• [The exercise]:
Retype the records below exactly as they appear, but leave out any pictures.

• [Provided material]:
[BEGIN]

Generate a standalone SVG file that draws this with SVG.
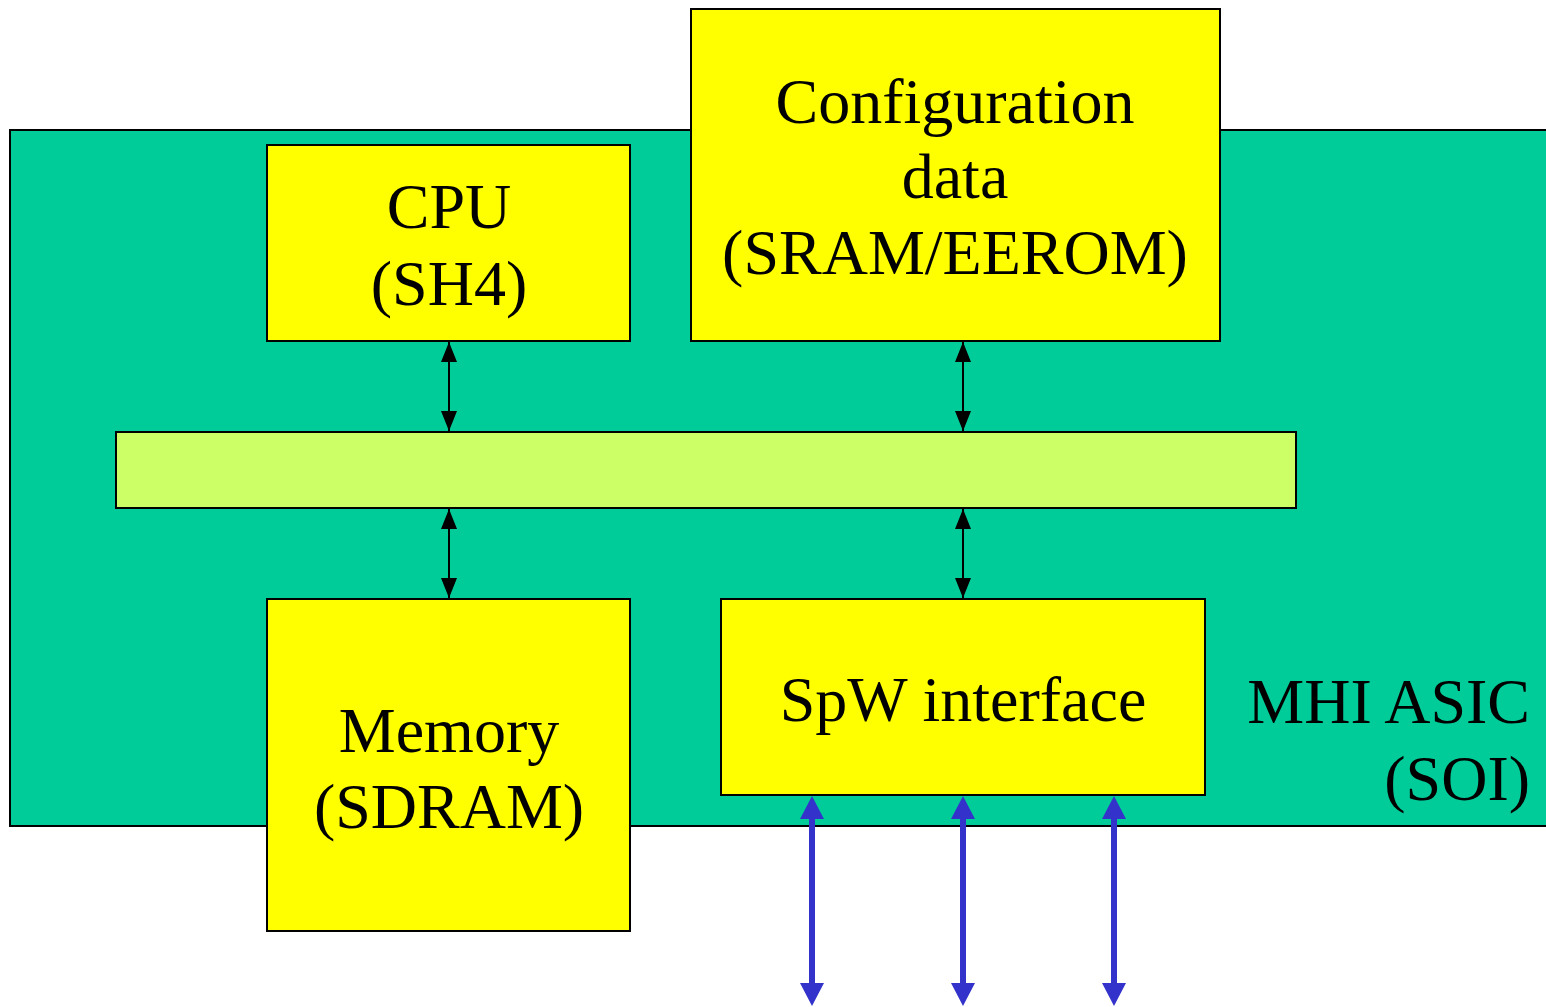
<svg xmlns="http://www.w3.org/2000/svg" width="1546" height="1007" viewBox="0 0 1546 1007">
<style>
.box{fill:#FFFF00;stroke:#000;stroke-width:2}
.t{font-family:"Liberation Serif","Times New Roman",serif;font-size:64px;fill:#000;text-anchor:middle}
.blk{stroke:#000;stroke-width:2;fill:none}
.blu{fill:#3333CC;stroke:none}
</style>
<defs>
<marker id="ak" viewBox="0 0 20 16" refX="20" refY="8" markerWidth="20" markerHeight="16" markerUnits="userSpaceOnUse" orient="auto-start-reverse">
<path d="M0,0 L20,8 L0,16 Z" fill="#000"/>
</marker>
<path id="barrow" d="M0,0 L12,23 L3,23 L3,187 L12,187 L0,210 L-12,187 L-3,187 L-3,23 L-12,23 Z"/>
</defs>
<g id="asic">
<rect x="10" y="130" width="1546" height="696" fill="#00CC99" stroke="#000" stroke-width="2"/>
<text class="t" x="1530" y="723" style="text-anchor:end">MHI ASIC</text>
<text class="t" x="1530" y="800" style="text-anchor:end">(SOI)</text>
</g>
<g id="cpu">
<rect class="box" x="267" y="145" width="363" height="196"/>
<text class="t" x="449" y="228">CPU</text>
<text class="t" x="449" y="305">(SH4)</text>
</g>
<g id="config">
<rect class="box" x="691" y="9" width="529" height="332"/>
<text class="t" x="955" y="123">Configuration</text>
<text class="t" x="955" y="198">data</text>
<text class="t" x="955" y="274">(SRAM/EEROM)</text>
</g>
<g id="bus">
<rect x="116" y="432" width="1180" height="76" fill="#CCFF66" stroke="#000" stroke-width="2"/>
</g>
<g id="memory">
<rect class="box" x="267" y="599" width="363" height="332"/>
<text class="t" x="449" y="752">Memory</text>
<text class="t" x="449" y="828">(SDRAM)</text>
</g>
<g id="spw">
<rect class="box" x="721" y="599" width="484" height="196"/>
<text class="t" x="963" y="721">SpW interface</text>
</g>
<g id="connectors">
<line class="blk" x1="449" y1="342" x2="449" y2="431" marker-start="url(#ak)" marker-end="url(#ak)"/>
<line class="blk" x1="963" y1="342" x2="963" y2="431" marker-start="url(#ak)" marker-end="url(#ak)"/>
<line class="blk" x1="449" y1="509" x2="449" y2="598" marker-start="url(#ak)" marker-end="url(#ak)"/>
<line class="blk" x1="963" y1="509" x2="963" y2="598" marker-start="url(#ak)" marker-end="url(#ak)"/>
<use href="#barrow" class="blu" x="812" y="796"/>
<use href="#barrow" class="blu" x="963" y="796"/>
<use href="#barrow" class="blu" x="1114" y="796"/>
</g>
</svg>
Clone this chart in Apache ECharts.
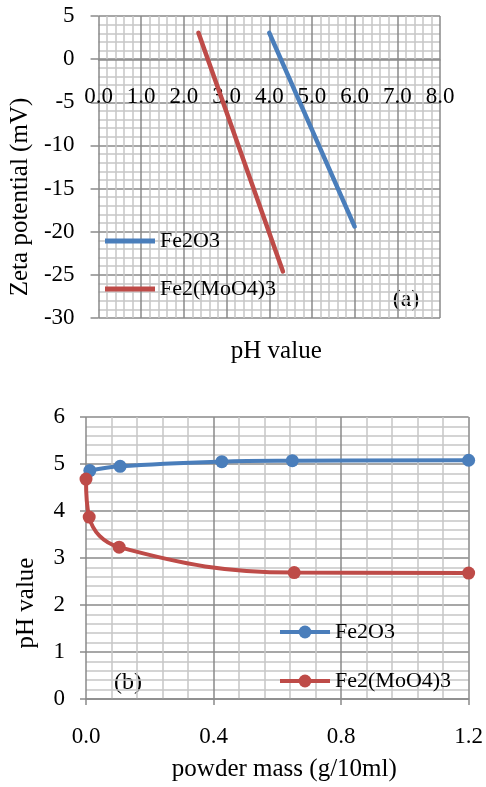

[END]

• [Correct output]:
Generate a standalone SVG file that draws this with SVG.
<svg xmlns="http://www.w3.org/2000/svg" width="1546" height="1007" viewBox="0 0 1546 1007">
<style>
.box{fill:#FFFF00;stroke:#000;stroke-width:2}
.t{font-family:"Liberation Serif","Times New Roman",serif;font-size:64px;fill:#000;text-anchor:middle}
.blk{stroke:#000;stroke-width:2;fill:none}
.blu{fill:#3333CC;stroke:none}
</style>
<defs>
<marker id="ak" viewBox="0 0 20 16" refX="20" refY="8" markerWidth="20" markerHeight="16" markerUnits="userSpaceOnUse" orient="auto-start-reverse">
<path d="M0,0 L20,8 L0,16 Z" fill="#000"/>
</marker>
<path id="barrow" d="M0,0 L12,23 L3,23 L3,187 L12,187 L0,210 L-12,187 L-3,187 L-3,23 L-12,23 Z"/>
</defs>
<g id="asic">
<rect x="10" y="130" width="1546" height="696" fill="#00CC99" stroke="#000" stroke-width="2"/>
<text class="t" x="1530" y="723" style="text-anchor:end">MHI ASIC</text>
<text class="t" x="1530" y="800" style="text-anchor:end">(SOI)</text>
</g>
<g id="cpu">
<rect class="box" x="267" y="145" width="363" height="196"/>
<text class="t" x="449" y="228">CPU</text>
<text class="t" x="449" y="305">(SH4)</text>
</g>
<g id="config">
<rect class="box" x="691" y="9" width="529" height="332"/>
<text class="t" x="955" y="123">Configuration</text>
<text class="t" x="955" y="198">data</text>
<text class="t" x="955" y="274">(SRAM/EEROM)</text>
</g>
<g id="bus">
<rect x="116" y="432" width="1180" height="76" fill="#CCFF66" stroke="#000" stroke-width="2"/>
</g>
<g id="memory">
<rect class="box" x="267" y="599" width="363" height="332"/>
<text class="t" x="449" y="752">Memory</text>
<text class="t" x="449" y="828">(SDRAM)</text>
</g>
<g id="spw">
<rect class="box" x="721" y="599" width="484" height="196"/>
<text class="t" x="963" y="721">SpW interface</text>
</g>
<g id="connectors">
<line class="blk" x1="449" y1="342" x2="449" y2="431" marker-start="url(#ak)" marker-end="url(#ak)"/>
<line class="blk" x1="963" y1="342" x2="963" y2="431" marker-start="url(#ak)" marker-end="url(#ak)"/>
<line class="blk" x1="449" y1="509" x2="449" y2="598" marker-start="url(#ak)" marker-end="url(#ak)"/>
<line class="blk" x1="963" y1="509" x2="963" y2="598" marker-start="url(#ak)" marker-end="url(#ak)"/>
<use href="#barrow" class="blu" x="812" y="796"/>
<use href="#barrow" class="blu" x="963" y="796"/>
<use href="#barrow" class="blu" x="1114" y="796"/>
</g>
</svg>
Clone this chart in Apache ECharts.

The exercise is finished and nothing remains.